Omit every picture, and retype the lines that run from the beginning of the data below through the line containing "const yTicks: number[]", inclusive.

** Information shown **
+-------+
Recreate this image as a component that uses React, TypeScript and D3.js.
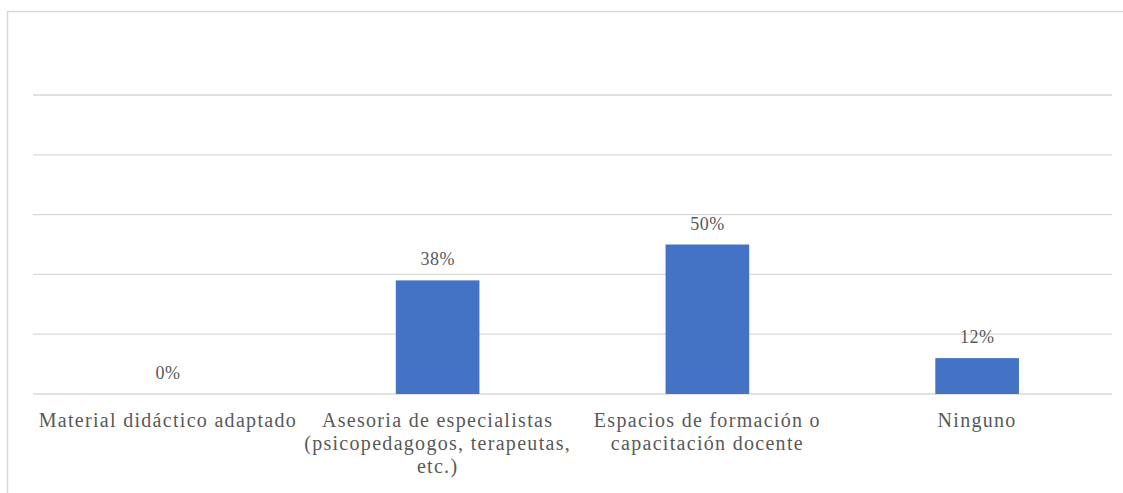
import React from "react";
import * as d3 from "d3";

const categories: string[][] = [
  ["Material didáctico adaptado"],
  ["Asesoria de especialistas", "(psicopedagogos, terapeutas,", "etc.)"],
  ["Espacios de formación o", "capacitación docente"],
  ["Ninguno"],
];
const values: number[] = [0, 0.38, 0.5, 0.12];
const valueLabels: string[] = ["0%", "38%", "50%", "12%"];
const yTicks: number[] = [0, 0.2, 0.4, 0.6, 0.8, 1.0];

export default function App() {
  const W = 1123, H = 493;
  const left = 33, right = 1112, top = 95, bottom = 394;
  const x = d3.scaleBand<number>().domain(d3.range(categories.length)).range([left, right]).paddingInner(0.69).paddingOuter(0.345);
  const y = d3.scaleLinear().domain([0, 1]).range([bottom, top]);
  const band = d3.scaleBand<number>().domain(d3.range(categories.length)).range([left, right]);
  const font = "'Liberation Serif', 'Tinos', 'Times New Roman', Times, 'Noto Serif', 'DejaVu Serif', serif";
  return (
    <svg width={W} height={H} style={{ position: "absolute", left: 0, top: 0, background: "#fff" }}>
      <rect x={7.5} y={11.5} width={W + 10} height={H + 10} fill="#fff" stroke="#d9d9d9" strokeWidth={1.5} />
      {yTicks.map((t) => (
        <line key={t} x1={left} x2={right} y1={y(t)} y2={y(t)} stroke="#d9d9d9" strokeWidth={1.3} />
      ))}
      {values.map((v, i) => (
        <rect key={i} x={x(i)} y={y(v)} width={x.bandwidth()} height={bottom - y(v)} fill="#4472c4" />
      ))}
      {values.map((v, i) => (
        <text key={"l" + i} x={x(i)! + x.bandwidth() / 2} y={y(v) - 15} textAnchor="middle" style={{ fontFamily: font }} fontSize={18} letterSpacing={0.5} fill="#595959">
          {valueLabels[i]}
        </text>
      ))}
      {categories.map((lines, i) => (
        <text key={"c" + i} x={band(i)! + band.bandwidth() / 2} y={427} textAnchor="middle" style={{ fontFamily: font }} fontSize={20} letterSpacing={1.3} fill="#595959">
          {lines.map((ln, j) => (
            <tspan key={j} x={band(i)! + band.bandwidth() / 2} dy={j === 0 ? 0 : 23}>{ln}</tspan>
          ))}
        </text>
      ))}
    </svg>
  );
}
+-------+
** Result **
Recreate this image as a component that uses React, TypeScript and D3.js.
import React from "react";
import * as d3 from "d3";

const categories: string[][] = [
  ["Material didáctico adaptado"],
  ["Asesoria de especialistas", "(psicopedagogos, terapeutas,", "etc.)"],
  ["Espacios de formación o", "capacitación docente"],
  ["Ninguno"],
];
const values: number[] = [0, 0.38, 0.5, 0.12];
const valueLabels: string[] = ["0%", "38%", "50%", "12%"];
const yTicks: number[] = [0, 0.2, 0.4, 0.6, 0.8, 1.0];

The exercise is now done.